**What you should do**
Reproduce the material below line by line, beginning with its first line and ending with the line that contains "import pandas as pd"; leave out pictures.

──────── Dataset extract ────────

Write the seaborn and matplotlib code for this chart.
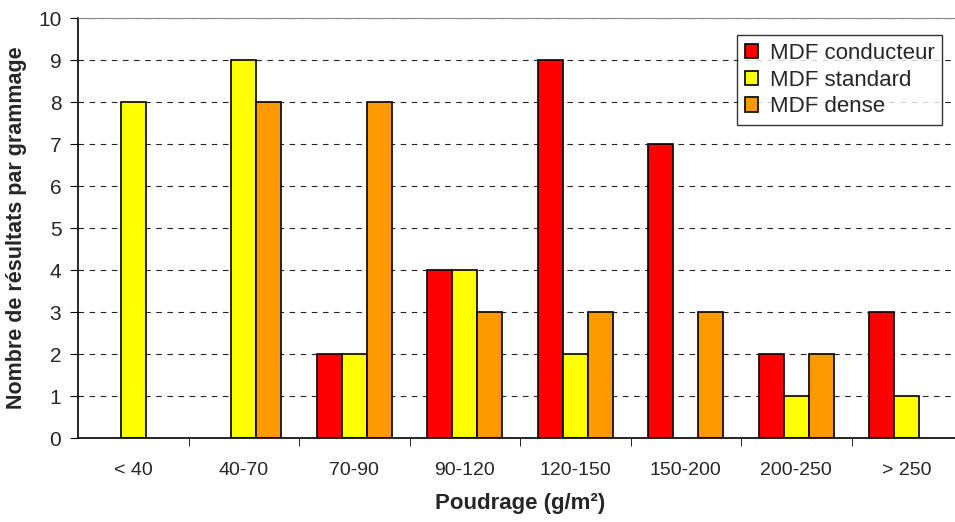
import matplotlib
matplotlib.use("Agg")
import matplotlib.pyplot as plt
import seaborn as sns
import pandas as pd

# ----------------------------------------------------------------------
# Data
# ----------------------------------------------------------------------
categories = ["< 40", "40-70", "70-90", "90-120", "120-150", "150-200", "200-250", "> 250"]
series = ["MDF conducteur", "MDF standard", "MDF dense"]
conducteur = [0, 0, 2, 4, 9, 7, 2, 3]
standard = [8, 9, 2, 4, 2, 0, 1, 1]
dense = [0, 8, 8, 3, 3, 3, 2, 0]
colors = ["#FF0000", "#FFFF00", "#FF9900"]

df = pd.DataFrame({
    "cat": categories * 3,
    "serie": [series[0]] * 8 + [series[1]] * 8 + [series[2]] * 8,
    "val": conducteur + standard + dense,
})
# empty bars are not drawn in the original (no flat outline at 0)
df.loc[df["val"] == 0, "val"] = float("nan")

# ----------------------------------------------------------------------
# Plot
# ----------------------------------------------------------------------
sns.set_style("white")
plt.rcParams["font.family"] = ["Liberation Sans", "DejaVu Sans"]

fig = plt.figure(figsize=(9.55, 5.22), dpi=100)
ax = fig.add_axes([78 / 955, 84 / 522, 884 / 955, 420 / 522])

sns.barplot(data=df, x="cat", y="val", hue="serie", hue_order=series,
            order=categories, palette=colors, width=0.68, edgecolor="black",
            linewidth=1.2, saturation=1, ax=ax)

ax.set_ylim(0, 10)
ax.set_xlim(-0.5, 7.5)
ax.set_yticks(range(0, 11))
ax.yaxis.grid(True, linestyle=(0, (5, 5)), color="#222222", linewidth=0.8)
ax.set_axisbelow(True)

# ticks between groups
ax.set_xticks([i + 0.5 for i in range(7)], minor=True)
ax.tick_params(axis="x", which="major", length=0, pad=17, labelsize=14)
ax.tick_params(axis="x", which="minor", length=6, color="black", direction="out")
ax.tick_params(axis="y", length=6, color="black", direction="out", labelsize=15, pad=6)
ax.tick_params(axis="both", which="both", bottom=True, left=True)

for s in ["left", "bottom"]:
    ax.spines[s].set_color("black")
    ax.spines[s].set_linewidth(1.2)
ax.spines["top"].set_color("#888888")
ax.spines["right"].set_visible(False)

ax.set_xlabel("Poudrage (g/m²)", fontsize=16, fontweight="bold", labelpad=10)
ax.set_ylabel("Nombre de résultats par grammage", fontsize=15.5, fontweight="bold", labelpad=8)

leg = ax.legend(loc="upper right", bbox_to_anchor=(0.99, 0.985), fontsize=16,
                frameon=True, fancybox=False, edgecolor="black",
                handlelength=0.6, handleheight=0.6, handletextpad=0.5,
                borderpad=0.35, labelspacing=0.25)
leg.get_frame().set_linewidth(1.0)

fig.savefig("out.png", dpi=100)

────────

**Result for this task**
Write the seaborn and matplotlib code for this chart.
import matplotlib
matplotlib.use("Agg")
import matplotlib.pyplot as plt
import seaborn as sns
import pandas as pd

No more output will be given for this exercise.